[THE PROBLEM]
Nothing but the lines from the line with "Output the Python" to the line with "import plotly.graph_objects as go", both included, is to be repeated, and those exactly. Leave out the pictures.

[LISTED RECORDS]
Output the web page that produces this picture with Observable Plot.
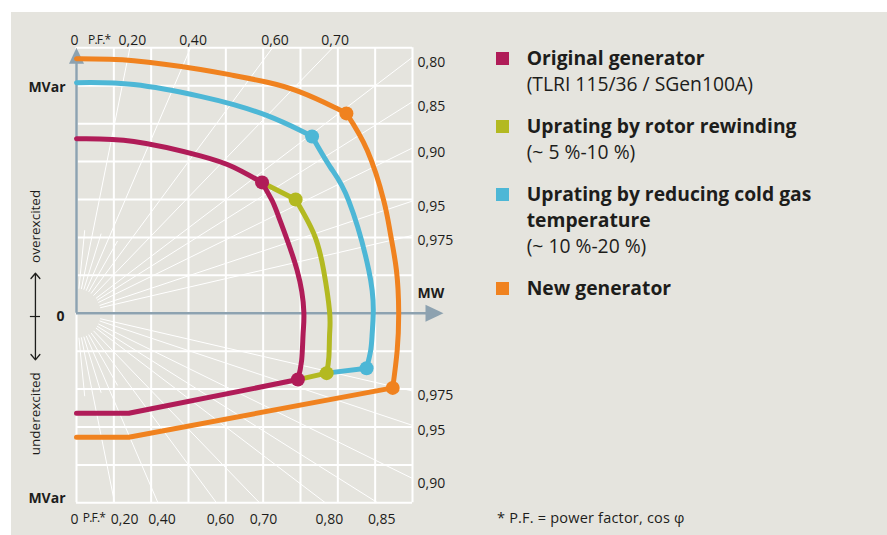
<!DOCTYPE html>
<html><head><meta charset="utf-8">
<script src="https://cdn.jsdelivr.net/npm/d3@7"></script>
<script src="https://cdn.jsdelivr.net/npm/@observablehq/plot@0.6"></script>
<style>
html,body{margin:0;padding:0;background:#fff;}
#root{position:relative;width:887px;height:535px;overflow:hidden;font-family:"Open Sans",sans-serif;color:#1d1d1b;}
#panel{position:absolute;left:11px;top:12px;right:0;bottom:0;background:#e5e4de;}
#chart{position:absolute;left:0;top:0;}
#legend{position:absolute;left:496px;top:45px;}
.item{display:flex;margin-bottom:16px;}
.sw{width:13px;height:13px;margin-top:7px;margin-right:17.7px;flex:none;}
.txt{font-size:19.3px;line-height:26px;width:350px;}
.txt b{font-weight:700;}
#foot{position:absolute;left:497px;top:509px;font-size:14.5px;line-height:18px;letter-spacing:0.2px;}
</style></head>
<body>
<div id="root"><div id="panel"></div><div id="chart"></div><div id="legend"></div><div id="foot"></div></div>
<script>
// ---------- data (grid units: x = MW, y = MVar) ----------
const seriesNames  = ["Original generator", "Uprating by rotor rewinding", "Uprating by reducing cold gas temperature", "New generator"];
const seriesNotes  = ["(TLRI 115/36 / SGen100A)", "(~ 5 %-10 %)", "(~ 10 %-20 %)", ""];
const seriesColors = ["#b01c58", "#b3b921", "#4db7d6", "#f0821f"];

const originalTop    = [[0,4.60],[1.535,4.53],[3.32,4.15],[4.21,3.85],[4.97,3.45]];
const originalSide   = [[4.97,3.45],[5.24,2.97],[5.42,2.53],[5.91,1.13],[6.09,0.03],[6.07,-0.54],[6.03,-1.25],[5.93,-1.75]];
const originalBottom = [[5.93,-1.75],[1.40,-2.64],[0,-2.64]];

const rotorTop    = [[4.97,3.45],[5.87,3.00]];
const rotorSide   = [[5.87,3.00],[6.36,2.09],[6.62,1.13],[6.78,0.03],[6.78,-0.54],[6.76,-1.16],[6.70,-1.58]];
const rotorBottom = [[5.93,-1.75],[6.70,-1.58]];

const coldTop    = [[0,6.08],[1.535,6.03],[3.32,5.72],[4.21,5.50],[5.11,5.21],[6.00,4.82],[6.31,4.66]];
const coldSide   = [[6.31,4.66],[6.80,3.85],[7.29,2.97],[7.83,1.13],[7.95,0.03],[7.92,-0.54],[7.88,-0.98],[7.77,-1.45]];
const coldBottom = [[6.70,-1.58],[7.77,-1.45]];

const newTop    = [[0,6.71],[1.535,6.66],[3.32,6.43],[4.21,6.27],[5.11,6.09],[6.00,5.83],[6.89,5.44],[7.23,5.27]];
const newSide   = [[7.23,5.27],[7.79,4.29],[8.23,2.97],[8.41,2.09],[8.57,1.13],[8.63,0.03],[8.59,-0.98],[8.47,-1.97]];
const newBottom = [[8.47,-1.97],[1.40,-3.27],[0,-3.27]];

// power-factor rays and their labels
const pfRays       = [0.2, 0.4, 0.6, 0.7, 0.8, 0.85, 0.9, 0.95, 0.975];
const pfShortRays  = [0.1, 0.3, 0.5];
const topPF        = [0.2, 0.4, 0.6, 0.7];
const topLabels    = ["0,20", "0,40", "0,60", "0,70"];
const bottomPF     = [0.2, 0.4, 0.6, 0.7, 0.8, 0.85];
const bottomLabels = ["0,20", "0,40", "0,60", "0,70", "0,80", "0,85"];
const rightUpPF    = [0.8, 0.85, 0.9, 0.95, 0.975];
const rightUpLabels= ["0,80", "0,85", "0,90", "0,95", "0,975"];
const rightLoPF    = [0.975, 0.95, 0.9];
const rightLoLabels= ["0,975", "0,95", "0,90"];

const gridX = [0,1,2,3,4,5,6,7,8,9];
const gridY = [-5,-4,-3,-2,-1,0,1,2,3,4,5,6,7];

// ---------- drawing ----------
const W = 480, H = 535;
const X0 = 0, X1 = 9, Ytop = 7, Ybot = -5;
const axisGray = "#8da2b0", ink = "#1d1d1b";
const r0 = 0.65;

function ray(p, sign, full) {
  const th = Math.acos(p), c = Math.cos(th), s = Math.sin(th);
  const lim = sign > 0 ? Ytop : -Ybot;
  const t = full ? Math.min(X1 / c, lim / s) : 2.2;
  return {x1: r0 * c, y1: sign * r0 * s, x2: t * c, y2: sign * t * s};
}
const rays = [
  ...pfRays.map(p => ray(p, 1, true)), ...pfRays.map(p => ray(p, -1, true)),
  ...pfShortRays.map(p => ray(p, 1, false)), ...pfShortRays.map(p => ray(p, -1, false))
];
const tanPF = p => Math.sqrt(1 - p * p) / p;
const bottomX = p => -Ybot * p / Math.sqrt(1 - p * p);

const triUp = {draw(ctx){ ctx.moveTo(0,0); ctx.lineTo(7.5,16); ctx.lineTo(-7.5,16); ctx.closePath(); }};
const triRight = {draw(ctx){ ctx.moveTo(0,0); ctx.lineTo(-18,8.5); ctx.lineTo(-18,-8.5); ctx.closePath(); }};

const xy = {x: d => d[0], y: d => d[1]};
const arc = (data, color) => Plot.line(data, {...xy, stroke: color, strokeWidth: 5, curve: "natural", strokeLinejoin: "round"});
const seg = (data, color) => Plot.line(data, {...xy, stroke: color, strokeWidth: 5, strokeLinejoin: "round"});
const [cOrig, cRotor, cCold, cNew] = seriesColors;

const dots = [
  {p: newSide[0], c: cNew}, {p: newSide[newSide.length-1], c: cNew},
  {p: coldSide[0], c: cCold}, {p: coldSide[coldSide.length-1], c: cCold},
  {p: rotorSide[0], c: cRotor}, {p: rotorSide[rotorSide.length-1], c: cRotor},
  {p: originalSide[0], c: cOrig}, {p: originalSide[originalSide.length-1], c: cOrig}
];

const plot = Plot.plot({
  width: W, height: H,
  marginLeft: 76, marginRight: W - 412, marginTop: 47.3, marginBottom: H - 502.3,
  x: {domain: [X0, X1], axis: null},
  y: {domain: [Ybot, Ytop], axis: null},
  style: {background: "transparent", fontFamily: '"Open Sans", sans-serif', fontSize: "14px", color: ink, overflow: "visible"},
  marks: [
    Plot.ruleX(gridX, {y1: Ybot, y2: Ytop, stroke: "white", strokeWidth: 2}),
    Plot.ruleY(gridY, {x1: X0, x2: X1, stroke: "white", strokeWidth: 2}),
    Plot.link(rays, {x1: "x1", y1: "y1", x2: "x2", y2: "y2", stroke: "white", strokeWidth: 1}),
    // axes with arrowheads
    Plot.ruleX([0], {y1: 0, y2: 6.6, stroke: axisGray, strokeWidth: 2.5}),
    Plot.ruleY([0], {x1: 0, x2: 9.4, stroke: axisGray, strokeWidth: 2.5}),
    Plot.dot([[0, Ytop]], {...xy, symbol: triUp, r: 5, fill: axisGray}),
    Plot.dot([[9.83, 0]], {...xy, symbol: triRight, r: 5, fill: axisGray}),
    // capability curves
    arc(newTop, cNew), arc(newSide, cNew), seg(newBottom, cNew),
    arc(coldTop, cCold), arc(coldSide, cCold), seg(coldBottom, cCold),
    seg(rotorTop, cRotor), arc(rotorSide, cRotor), seg(rotorBottom, cRotor),
    arc(originalTop, cOrig), arc(originalSide, cOrig), seg(originalBottom, cOrig),
    Plot.dot(dots, {x: d => d.p[0], y: d => d.p[1], r: 7, fill: d => d.c}),
    // power factor labels
    Plot.text(topPF, {x: p => Ytop * p / Math.sqrt(1 - p * p), y: Ytop, text: (p, i) => topLabels[i], dx: 2.5, dy: -7, fill: ink}),
    Plot.text(bottomPF.slice(0, 1), {x: bottomX, y: Ybot, text: (p, i) => bottomLabels[i], dx: 10, dy: 16.7, fill: ink}),
    Plot.text(bottomPF.slice(1), {x: bottomX, y: Ybot, text: (p, i) => bottomLabels[i + 1], dx: 4, dy: 16.7, fill: ink}),
    Plot.text(rightUpPF, {x: X1, y: p => X1 * tanPF(p), text: (p, i) => rightUpLabels[i], dx: 5, dy: 5, textAnchor: "start", fill: ink}),
    Plot.text(rightLoPF, {x: X1, y: p => -X1 * tanPF(p), text: (p, i) => rightLoLabels[i], dx: 5, dy: 5, textAnchor: "start", fill: ink}),
    Plot.text(["0"], {x: 0, y: Ytop, dx: -2, dy: -7, fill: ink}),
    Plot.text(["0"], {x: 0, y: Ybot, dx: -2, dy: 16.7, fill: ink}),
    Plot.text(["P.F.*"], {x: 0, y: Ytop, dx: 22.7, dy: -8, fontSize: 12, fill: ink}),
    Plot.text(["P.F.*"], {x: 0, y: Ybot, dx: 17.5, dy: 15.7, fontSize: 12, fill: ink}),
    // axis titles
    Plot.text(["MW"], {x: X1, y: 0, dx: 5, dy: -19.5, textAnchor: "start", fontWeight: "bold", fill: ink}),
    Plot.text(["MVar"], {frameAnchor: "top-left", dx: -11, dy: 40, textAnchor: "end", lineAnchor: "middle", fontWeight: "bold", fill: ink}),
    Plot.text(["MVar"], {frameAnchor: "bottom-left", dx: -11, dy: -4.3, textAnchor: "end", lineAnchor: "middle", fontWeight: "bold", fill: ink}),
    Plot.text(["0"], {x: 0, y: 0, dx: -16, dy: 3.5, fontWeight: "bold", fill: ink}),
    Plot.text(["overexcited"], {x: -1.1, y: 2.29, rotate: -90, fontSize: 13.5, fill: ink}),
    Plot.text(["underexcited"], {x: -1.1, y: -2.65, rotate: -90, fontSize: 13.5, fill: ink}),
    Plot.arrow([{y2: 1.055}, {y2: -1.229}], {x1: -1.1, y1: -0.087, x2: -1.1, y2: "y2", stroke: ink, strokeWidth: 1.3, headLength: 8, headAngle: 80}),
    Plot.ruleY([-0.087], {x1: -1.235, x2: -0.965, stroke: ink, strokeWidth: 1.2})
  ]
});
d3.select(plot).selectAll("text").filter(function(){ return this.textContent === "P.F.*"; }).attr("letter-spacing", "-0.8");
document.getElementById("chart").appendChild(plot);

// legend
const legend = d3.select("#legend");
seriesNames.forEach((name, i) => {
  const item = legend.append("div").attr("class", "item");
  item.append("div").attr("class", "sw").style("background", seriesColors[i]);
  const t = item.append("div").attr("class", "txt");
  t.append("b").text(name);
  if (seriesNotes[i]) { t.append("br"); t.append("span").text(seriesNotes[i]); }
});
document.getElementById("foot").textContent = "* P.F. = power factor, cos φ";
</script>
</body></html>
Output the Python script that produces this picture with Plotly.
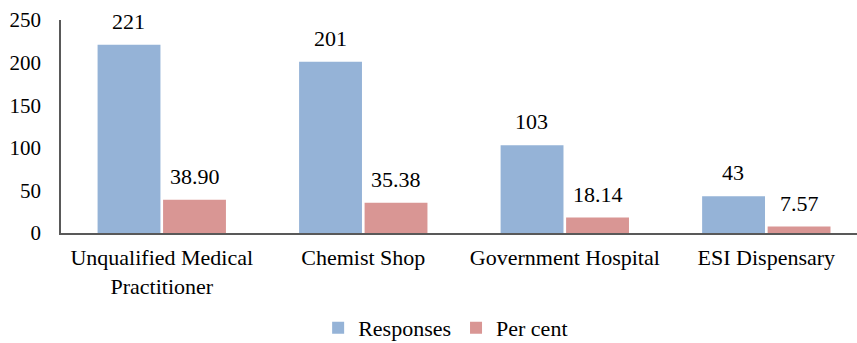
import plotly.graph_objects as go

categories = ["Unqualified Medical<br>Practitioner", "Chemist Shop", "Government Hospital", "ESI Dispensary"]
responses = [221, 201, 103, 43]
per_cent = [38.90, 35.38, 18.14, 7.57]
y_ticks = [0, 50, 100, 150, 200, 250]

FONT = "Liberation Serif, Times New Roman, serif"
BLUE = "#95B3D7"
RED = "#D99694"

fig = go.Figure()
fig.add_trace(go.Bar(
    x=categories, y=responses, name="Responses",
    marker=dict(color=BLUE, line=dict(width=0)),
))
fig.add_trace(go.Bar(
    x=categories, y=per_cent, name="Per cent",
    marker=dict(color=RED, line=dict(width=0)),
))

# data labels above bars
for cat, r, p in zip(categories, responses, per_cent):
    fig.add_annotation(x=cat, y=r, text=f"{r}", xshift=-33, yshift=9,
                       yanchor="bottom", showarrow=False,
                       font=dict(family=FONT, size=22, color="#000000"))
    fig.add_annotation(x=cat, y=p, text=f"{p:.2f}", xshift=33, yshift=9,
                       yanchor="bottom", showarrow=False,
                       font=dict(family=FONT, size=22, color="#000000"))

fig.update_layout(
    width=857, height=343,
    margin=dict(l=61, r=0, t=20, b=110),
    paper_bgcolor="white", plot_bgcolor="white",
    barmode="group", bargap=0.35, bargroupgap=0.04,
    font=dict(family=FONT, size=22, color="#000000"),
    showlegend=True,
    legend=dict(
        orientation="h", xref="container", yref="container",
        x=0.52, xanchor="center", y=0.044, yanchor="middle",
        font=dict(family=FONT, size=22, color="#000000"),
        itemwidth=30, traceorder="normal",
    ),
    xaxis=dict(
        type="category", range=[-0.5, 3.45],
        showline=True, linecolor="#595959", linewidth=1.5,
        showgrid=False, ticks="", zeroline=False,
        ticklabelstandoff=4,
        tickfont=dict(family=FONT, size=22, color="#000000"),
    ),
    yaxis=dict(
        range=[0, 250], tickvals=y_ticks,
        showline=True, linecolor="#595959", linewidth=1.5,
        showgrid=False, zeroline=False, ticks="",
        ticklabelstandoff=14,
        tickfont=dict(family=FONT, size=21, color="#000000"),
    ),
)

fig.write_html("out.html")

[RESPONSE TO THE TASK]
Output the Python script that produces this picture with Plotly.
import plotly.graph_objects as go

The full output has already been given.